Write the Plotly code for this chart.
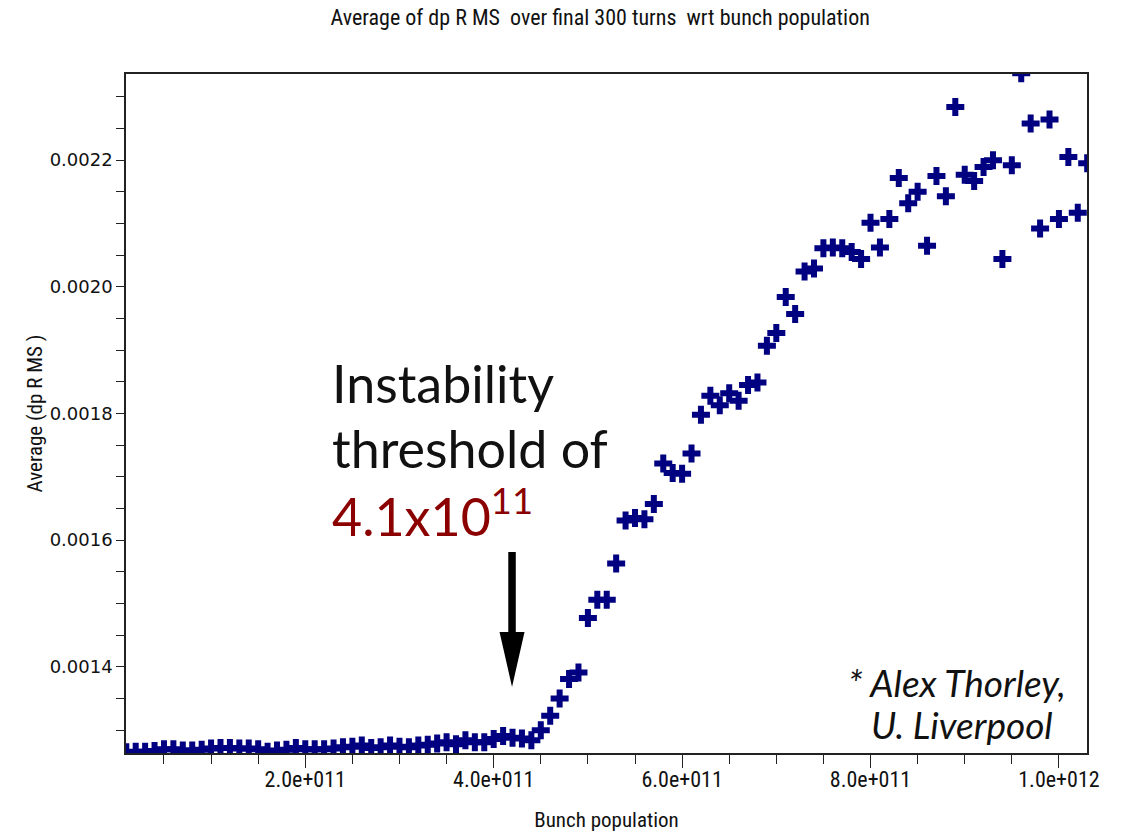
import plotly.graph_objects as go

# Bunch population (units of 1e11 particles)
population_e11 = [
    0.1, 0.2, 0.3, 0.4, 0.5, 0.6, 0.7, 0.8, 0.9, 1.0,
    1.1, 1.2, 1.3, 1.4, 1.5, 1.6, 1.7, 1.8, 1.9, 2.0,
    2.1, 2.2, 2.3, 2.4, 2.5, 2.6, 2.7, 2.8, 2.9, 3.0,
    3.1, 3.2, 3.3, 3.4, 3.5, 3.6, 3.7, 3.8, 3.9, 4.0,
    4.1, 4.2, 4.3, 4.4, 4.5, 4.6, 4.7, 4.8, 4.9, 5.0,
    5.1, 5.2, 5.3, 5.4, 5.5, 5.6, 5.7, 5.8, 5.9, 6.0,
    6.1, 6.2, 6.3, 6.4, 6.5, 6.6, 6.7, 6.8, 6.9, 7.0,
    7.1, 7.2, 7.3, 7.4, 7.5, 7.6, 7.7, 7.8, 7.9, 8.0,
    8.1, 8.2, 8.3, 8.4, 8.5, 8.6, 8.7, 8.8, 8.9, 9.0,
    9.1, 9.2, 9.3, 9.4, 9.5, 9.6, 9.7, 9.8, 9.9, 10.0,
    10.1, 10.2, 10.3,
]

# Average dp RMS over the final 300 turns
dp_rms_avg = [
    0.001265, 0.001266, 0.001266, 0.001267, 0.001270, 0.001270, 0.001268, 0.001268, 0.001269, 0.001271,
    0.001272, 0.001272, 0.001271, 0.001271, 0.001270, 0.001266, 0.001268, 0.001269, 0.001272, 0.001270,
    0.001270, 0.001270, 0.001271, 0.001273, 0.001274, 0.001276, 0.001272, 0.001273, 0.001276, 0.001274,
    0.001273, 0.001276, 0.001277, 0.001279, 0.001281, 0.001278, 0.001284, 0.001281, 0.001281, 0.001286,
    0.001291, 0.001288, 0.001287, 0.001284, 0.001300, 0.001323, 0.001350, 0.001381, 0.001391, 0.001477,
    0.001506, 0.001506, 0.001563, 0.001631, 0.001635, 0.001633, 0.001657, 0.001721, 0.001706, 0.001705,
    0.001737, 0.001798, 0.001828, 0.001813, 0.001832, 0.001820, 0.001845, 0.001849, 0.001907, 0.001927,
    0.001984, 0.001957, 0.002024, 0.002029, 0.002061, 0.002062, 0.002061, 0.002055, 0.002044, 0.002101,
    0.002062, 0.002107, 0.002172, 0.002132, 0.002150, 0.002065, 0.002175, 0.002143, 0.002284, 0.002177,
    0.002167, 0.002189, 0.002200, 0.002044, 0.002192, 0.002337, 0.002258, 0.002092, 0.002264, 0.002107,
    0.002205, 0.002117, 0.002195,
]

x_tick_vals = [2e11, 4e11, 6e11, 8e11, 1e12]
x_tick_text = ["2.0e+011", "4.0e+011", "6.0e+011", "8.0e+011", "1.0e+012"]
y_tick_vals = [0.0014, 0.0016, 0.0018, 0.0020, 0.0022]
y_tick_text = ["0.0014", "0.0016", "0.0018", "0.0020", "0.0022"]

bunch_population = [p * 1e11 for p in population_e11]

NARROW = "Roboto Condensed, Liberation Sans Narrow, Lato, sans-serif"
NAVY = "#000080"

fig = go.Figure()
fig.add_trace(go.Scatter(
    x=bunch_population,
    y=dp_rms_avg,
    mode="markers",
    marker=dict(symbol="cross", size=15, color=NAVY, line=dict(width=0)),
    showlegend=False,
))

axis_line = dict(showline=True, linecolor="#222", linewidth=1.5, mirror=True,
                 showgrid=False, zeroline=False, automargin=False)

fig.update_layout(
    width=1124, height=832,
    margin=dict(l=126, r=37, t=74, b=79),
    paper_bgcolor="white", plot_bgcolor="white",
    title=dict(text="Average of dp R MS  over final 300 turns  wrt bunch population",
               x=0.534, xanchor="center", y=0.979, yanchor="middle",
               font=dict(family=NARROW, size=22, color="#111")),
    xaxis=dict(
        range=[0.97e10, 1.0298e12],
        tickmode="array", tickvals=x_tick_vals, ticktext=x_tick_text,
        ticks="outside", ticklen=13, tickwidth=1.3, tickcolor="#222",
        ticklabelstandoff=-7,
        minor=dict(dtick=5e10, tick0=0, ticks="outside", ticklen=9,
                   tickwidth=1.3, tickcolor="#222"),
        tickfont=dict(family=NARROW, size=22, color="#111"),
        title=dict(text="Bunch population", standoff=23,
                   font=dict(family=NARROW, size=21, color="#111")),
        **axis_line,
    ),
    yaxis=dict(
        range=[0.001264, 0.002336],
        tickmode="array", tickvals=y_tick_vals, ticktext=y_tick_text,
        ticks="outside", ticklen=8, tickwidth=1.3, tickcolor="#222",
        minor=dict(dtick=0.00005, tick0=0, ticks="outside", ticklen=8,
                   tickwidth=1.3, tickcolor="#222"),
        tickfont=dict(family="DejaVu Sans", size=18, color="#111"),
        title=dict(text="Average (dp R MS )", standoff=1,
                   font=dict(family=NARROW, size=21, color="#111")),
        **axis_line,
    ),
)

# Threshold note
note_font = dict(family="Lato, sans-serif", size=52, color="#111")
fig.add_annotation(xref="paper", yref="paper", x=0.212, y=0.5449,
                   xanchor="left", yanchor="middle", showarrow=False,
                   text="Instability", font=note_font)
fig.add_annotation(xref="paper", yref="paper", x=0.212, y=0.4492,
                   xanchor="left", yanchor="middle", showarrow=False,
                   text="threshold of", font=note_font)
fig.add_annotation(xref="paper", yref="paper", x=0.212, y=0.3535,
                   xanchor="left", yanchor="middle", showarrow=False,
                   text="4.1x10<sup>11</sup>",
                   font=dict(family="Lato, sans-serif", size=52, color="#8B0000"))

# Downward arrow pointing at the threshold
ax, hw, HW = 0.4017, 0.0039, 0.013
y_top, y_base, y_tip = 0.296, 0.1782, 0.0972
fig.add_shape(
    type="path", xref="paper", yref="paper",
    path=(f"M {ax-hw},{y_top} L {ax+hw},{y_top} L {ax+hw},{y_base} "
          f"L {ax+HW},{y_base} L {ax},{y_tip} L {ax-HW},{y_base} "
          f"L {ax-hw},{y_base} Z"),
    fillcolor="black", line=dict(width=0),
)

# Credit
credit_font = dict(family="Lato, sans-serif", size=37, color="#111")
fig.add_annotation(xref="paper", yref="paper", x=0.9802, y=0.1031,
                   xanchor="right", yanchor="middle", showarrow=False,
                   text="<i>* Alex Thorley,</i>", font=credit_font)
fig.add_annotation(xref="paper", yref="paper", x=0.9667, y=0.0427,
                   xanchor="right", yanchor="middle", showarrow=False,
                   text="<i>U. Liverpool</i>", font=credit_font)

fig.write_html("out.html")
----------
Task goal:
All of the material above should be reproduced exactly, except the pictures.

Output of the exercise:
Write the Plotly code for this chart.
import plotly.graph_objects as go

# Bunch population (units of 1e11 particles)
population_e11 = [
    0.1, 0.2, 0.3, 0.4, 0.5, 0.6, 0.7, 0.8, 0.9, 1.0,
    1.1, 1.2, 1.3, 1.4, 1.5, 1.6, 1.7, 1.8, 1.9, 2.0,
    2.1, 2.2, 2.3, 2.4, 2.5, 2.6, 2.7, 2.8, 2.9, 3.0,
    3.1, 3.2, 3.3, 3.4, 3.5, 3.6, 3.7, 3.8, 3.9, 4.0,
    4.1, 4.2, 4.3, 4.4, 4.5, 4.6, 4.7, 4.8, 4.9, 5.0,
    5.1, 5.2, 5.3, 5.4, 5.5, 5.6, 5.7, 5.8, 5.9, 6.0,
    6.1, 6.2, 6.3, 6.4, 6.5, 6.6, 6.7, 6.8, 6.9, 7.0,
    7.1, 7.2, 7.3, 7.4, 7.5, 7.6, 7.7, 7.8, 7.9, 8.0,
    8.1, 8.2, 8.3, 8.4, 8.5, 8.6, 8.7, 8.8, 8.9, 9.0,
    9.1, 9.2, 9.3, 9.4, 9.5, 9.6, 9.7, 9.8, 9.9, 10.0,
    10.1, 10.2, 10.3,
]

# Average dp RMS over the final 300 turns
dp_rms_avg = [
    0.001265, 0.001266, 0.001266, 0.001267, 0.001270, 0.001270, 0.001268, 0.001268, 0.001269, 0.001271,
    0.001272, 0.001272, 0.001271, 0.001271, 0.001270, 0.001266, 0.001268, 0.001269, 0.001272, 0.001270,
    0.001270, 0.001270, 0.001271, 0.001273, 0.001274, 0.001276, 0.001272, 0.001273, 0.001276, 0.001274,
    0.001273, 0.001276, 0.001277, 0.001279, 0.001281, 0.001278, 0.001284, 0.001281, 0.001281, 0.001286,
    0.001291, 0.001288, 0.001287, 0.001284, 0.001300, 0.001323, 0.001350, 0.001381, 0.001391, 0.001477,
    0.001506, 0.001506, 0.001563, 0.001631, 0.001635, 0.001633, 0.001657, 0.001721, 0.001706, 0.001705,
    0.001737, 0.001798, 0.001828, 0.001813, 0.001832, 0.001820, 0.001845, 0.001849, 0.001907, 0.001927,
    0.001984, 0.001957, 0.002024, 0.002029, 0.002061, 0.002062, 0.002061, 0.002055, 0.002044, 0.002101,
    0.002062, 0.002107, 0.002172, 0.002132, 0.002150, 0.002065, 0.002175, 0.002143, 0.002284, 0.002177,
    0.002167, 0.002189, 0.002200, 0.002044, 0.002192, 0.002337, 0.002258, 0.002092, 0.002264, 0.002107,
    0.002205, 0.002117, 0.002195,
]

x_tick_vals = [2e11, 4e11, 6e11, 8e11, 1e12]
x_tick_text = ["2.0e+011", "4.0e+011", "6.0e+011", "8.0e+011", "1.0e+012"]
y_tick_vals = [0.0014, 0.0016, 0.0018, 0.0020, 0.0022]
y_tick_text = ["0.0014", "0.0016", "0.0018", "0.0020", "0.0022"]

bunch_population = [p * 1e11 for p in population_e11]

NARROW = "Roboto Condensed, Liberation Sans Narrow, Lato, sans-serif"
NAVY = "#000080"

fig = go.Figure()
fig.add_trace(go.Scatter(
    x=bunch_population,
    y=dp_rms_avg,
    mode="markers",
    marker=dict(symbol="cross", size=15, color=NAVY, line=dict(width=0)),
    showlegend=False,
))

axis_line = dict(showline=True, linecolor="#222", linewidth=1.5, mirror=True,
                 showgrid=False, zeroline=False, automargin=False)

fig.update_layout(
    width=1124, height=832,
    margin=dict(l=126, r=37, t=74, b=79),
    paper_bgcolor="white", plot_bgcolor="white",
    title=dict(text="Average of dp R MS  over final 300 turns  wrt bunch population",
               x=0.534, xanchor="center", y=0.979, yanchor="middle",
               font=dict(family=NARROW, size=22, color="#111")),
    xaxis=dict(
        range=[0.97e10, 1.0298e12],
        tickmode="array", tickvals=x_tick_vals, ticktext=x_tick_text,
        ticks="outside", ticklen=13, tickwidth=1.3, tickcolor="#222",
        ticklabelstandoff=-7,
        minor=dict(dtick=5e10, tick0=0, ticks="outside", ticklen=9,
                   tickwidth=1.3, tickcolor="#222"),
        tickfont=dict(family=NARROW, size=22, color="#111"),
        title=dict(text="Bunch population", standoff=23,
                   font=dict(family=NARROW, size=21, color="#111")),
        **axis_line,
    ),
    yaxis=dict(
        range=[0.001264, 0.002336],
        tickmode="array", tickvals=y_tick_vals, ticktext=y_tick_text,
        ticks="outside", ticklen=8, tickwidth=1.3, tickcolor="#222",
        minor=dict(dtick=0.00005, tick0=0, ticks="outside", ticklen=8,
                   tickwidth=1.3, tickcolor="#222"),
        tickfont=dict(family="DejaVu Sans", size=18, color="#111"),
        title=dict(text="Average (dp R MS )", standoff=1,
                   font=dict(family=NARROW, size=21, color="#111")),
        **axis_line,
    ),
)

# Threshold note
note_font = dict(family="Lato, sans-serif", size=52, color="#111")
fig.add_annotation(xref="paper", yref="paper", x=0.212, y=0.5449,
                   xanchor="left", yanchor="middle", showarrow=False,
                   text="Instability", font=note_font)
fig.add_annotation(xref="paper", yref="paper", x=0.212, y=0.4492,
                   xanchor="left", yanchor="middle", showarrow=False,
                   text="threshold of", font=note_font)
fig.add_annotation(xref="paper", yref="paper", x=0.212, y=0.3535,
                   xanchor="left", yanchor="middle", showarrow=False,
                   text="4.1x10<sup>11</sup>",
                   font=dict(family="Lato, sans-serif", size=52, color="#8B0000"))

# Downward arrow pointing at the threshold
ax, hw, HW = 0.4017, 0.0039, 0.013
y_top, y_base, y_tip = 0.296, 0.1782, 0.0972
fig.add_shape(
    type="path", xref="paper", yref="paper",
    path=(f"M {ax-hw},{y_top} L {ax+hw},{y_top} L {ax+hw},{y_base} "
          f"L {ax+HW},{y_base} L {ax},{y_tip} L {ax-HW},{y_base} "
          f"L {ax-hw},{y_base} Z"),
    fillcolor="black", line=dict(width=0),
)

# Credit
credit_font = dict(family="Lato, sans-serif", size=37, color="#111")
fig.add_annotation(xref="paper", yref="paper", x=0.9802, y=0.1031,
                   xanchor="right", yanchor="middle", showarrow=False,
                   text="<i>* Alex Thorley,</i>", font=credit_font)
fig.add_annotation(xref="paper", yref="paper", x=0.9667, y=0.0427,
                   xanchor="right", yanchor="middle", showarrow=False,
                   text="<i>U. Liverpool</i>", font=credit_font)

fig.write_html("out.html")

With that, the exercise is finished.